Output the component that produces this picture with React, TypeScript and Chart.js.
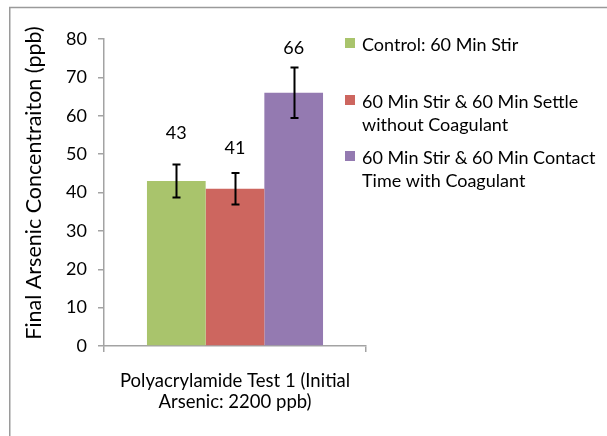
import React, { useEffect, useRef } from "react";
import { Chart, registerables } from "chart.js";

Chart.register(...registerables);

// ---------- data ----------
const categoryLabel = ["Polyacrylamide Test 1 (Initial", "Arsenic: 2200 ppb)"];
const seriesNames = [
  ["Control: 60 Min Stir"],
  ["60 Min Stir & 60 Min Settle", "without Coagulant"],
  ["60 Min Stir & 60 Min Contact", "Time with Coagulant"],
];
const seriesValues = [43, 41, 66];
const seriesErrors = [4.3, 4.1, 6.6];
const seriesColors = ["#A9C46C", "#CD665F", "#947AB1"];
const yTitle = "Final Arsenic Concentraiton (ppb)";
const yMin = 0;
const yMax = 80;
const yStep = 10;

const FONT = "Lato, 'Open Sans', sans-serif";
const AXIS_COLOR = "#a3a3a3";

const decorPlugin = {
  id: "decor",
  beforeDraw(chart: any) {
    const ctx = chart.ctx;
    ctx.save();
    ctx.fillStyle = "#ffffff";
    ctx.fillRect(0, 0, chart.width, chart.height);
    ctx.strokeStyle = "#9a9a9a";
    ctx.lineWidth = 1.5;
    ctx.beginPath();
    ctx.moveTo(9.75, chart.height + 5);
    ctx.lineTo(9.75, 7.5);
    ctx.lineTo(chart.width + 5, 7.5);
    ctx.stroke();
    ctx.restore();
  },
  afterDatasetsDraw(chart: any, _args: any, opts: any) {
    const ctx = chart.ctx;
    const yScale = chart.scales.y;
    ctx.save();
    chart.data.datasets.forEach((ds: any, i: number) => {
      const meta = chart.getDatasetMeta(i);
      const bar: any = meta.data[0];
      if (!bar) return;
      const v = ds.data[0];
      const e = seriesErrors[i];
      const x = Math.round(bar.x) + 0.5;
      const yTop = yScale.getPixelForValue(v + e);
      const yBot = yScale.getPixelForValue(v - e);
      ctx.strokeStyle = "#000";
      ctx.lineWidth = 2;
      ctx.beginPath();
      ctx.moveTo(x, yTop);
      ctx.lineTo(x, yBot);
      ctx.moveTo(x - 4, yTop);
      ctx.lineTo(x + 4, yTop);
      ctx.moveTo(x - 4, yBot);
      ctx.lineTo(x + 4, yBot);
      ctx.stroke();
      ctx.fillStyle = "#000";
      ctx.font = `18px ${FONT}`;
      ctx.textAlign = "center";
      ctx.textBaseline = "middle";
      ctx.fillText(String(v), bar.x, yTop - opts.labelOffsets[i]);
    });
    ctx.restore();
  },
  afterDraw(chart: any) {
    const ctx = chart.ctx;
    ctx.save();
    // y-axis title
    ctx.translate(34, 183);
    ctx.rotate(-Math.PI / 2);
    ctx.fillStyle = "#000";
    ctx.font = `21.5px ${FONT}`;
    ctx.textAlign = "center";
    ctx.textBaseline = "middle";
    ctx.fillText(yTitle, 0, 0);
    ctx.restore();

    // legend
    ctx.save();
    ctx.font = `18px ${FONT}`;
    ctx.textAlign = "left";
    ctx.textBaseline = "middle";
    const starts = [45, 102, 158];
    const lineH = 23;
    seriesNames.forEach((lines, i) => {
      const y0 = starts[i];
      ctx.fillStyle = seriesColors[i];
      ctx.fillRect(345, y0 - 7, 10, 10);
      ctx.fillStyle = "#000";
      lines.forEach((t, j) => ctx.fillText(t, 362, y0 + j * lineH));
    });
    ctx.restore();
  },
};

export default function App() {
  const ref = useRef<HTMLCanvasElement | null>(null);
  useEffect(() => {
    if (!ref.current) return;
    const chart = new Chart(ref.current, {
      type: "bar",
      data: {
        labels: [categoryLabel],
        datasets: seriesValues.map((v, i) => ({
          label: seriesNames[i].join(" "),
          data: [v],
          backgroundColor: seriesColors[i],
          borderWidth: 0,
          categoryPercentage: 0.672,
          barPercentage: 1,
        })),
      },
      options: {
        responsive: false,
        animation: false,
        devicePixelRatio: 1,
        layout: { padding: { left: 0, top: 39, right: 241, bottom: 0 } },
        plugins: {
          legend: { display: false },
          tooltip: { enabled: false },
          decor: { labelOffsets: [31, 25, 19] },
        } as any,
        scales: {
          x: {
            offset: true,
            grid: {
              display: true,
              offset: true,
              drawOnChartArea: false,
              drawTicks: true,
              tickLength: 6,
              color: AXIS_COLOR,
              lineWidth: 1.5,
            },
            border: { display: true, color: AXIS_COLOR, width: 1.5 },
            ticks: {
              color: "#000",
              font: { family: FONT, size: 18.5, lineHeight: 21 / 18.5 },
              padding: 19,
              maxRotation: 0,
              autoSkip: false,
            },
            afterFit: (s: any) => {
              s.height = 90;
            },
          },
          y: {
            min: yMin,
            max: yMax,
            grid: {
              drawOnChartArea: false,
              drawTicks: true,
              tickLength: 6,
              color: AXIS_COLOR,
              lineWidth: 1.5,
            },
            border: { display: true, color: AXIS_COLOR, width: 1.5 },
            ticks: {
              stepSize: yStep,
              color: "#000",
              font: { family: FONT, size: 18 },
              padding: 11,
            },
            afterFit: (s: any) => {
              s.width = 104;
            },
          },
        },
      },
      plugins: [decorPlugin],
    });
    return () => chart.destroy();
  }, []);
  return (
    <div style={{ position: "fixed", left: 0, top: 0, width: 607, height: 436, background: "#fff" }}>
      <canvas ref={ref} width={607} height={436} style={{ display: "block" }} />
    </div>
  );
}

---

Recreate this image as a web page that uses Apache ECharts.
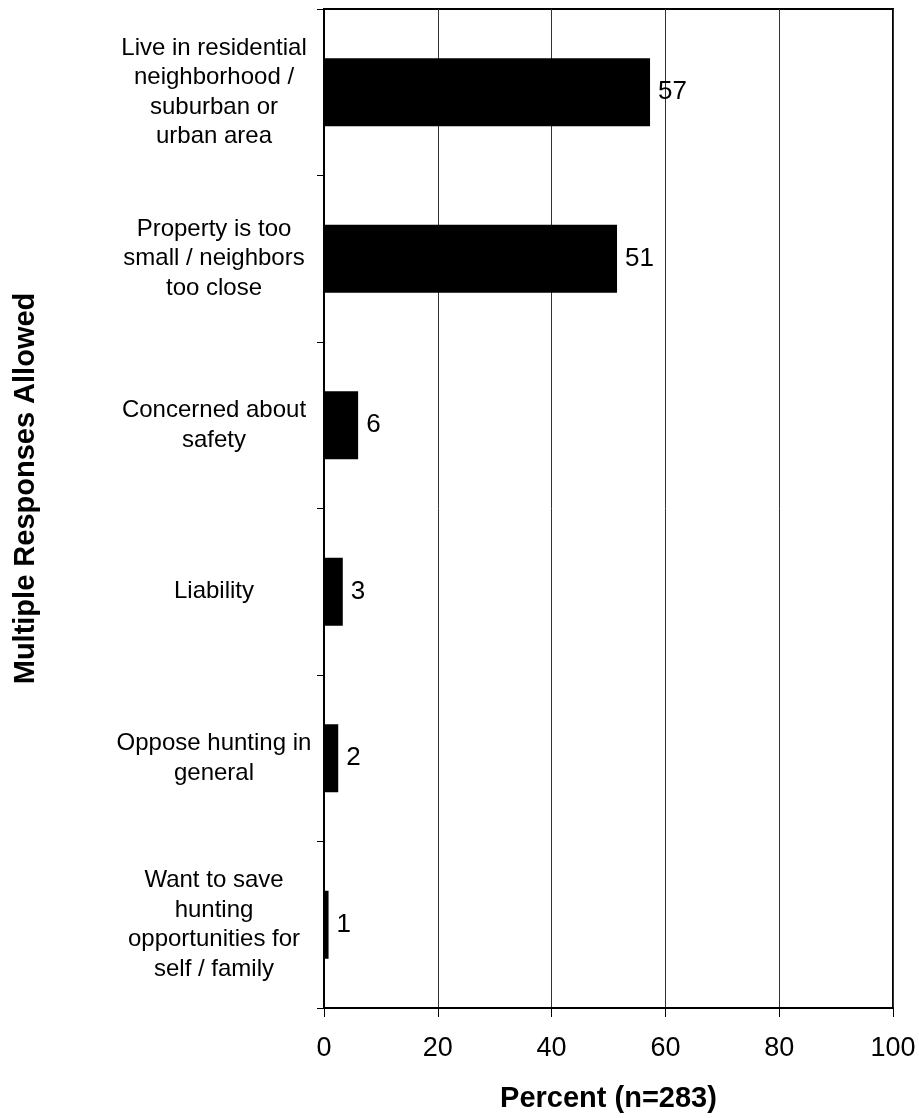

=== Task prompt ===
Pictures excluded, give again exactly and only the lines of the material above from the line with "Output the component" through the line with "Chart.register(...registerables);".

=== Worked solution ===
Output the component that produces this picture with React, TypeScript and Chart.js.
import React, { useEffect, useRef } from "react";
import { Chart, registerables } from "chart.js";

Chart.register(...registerables);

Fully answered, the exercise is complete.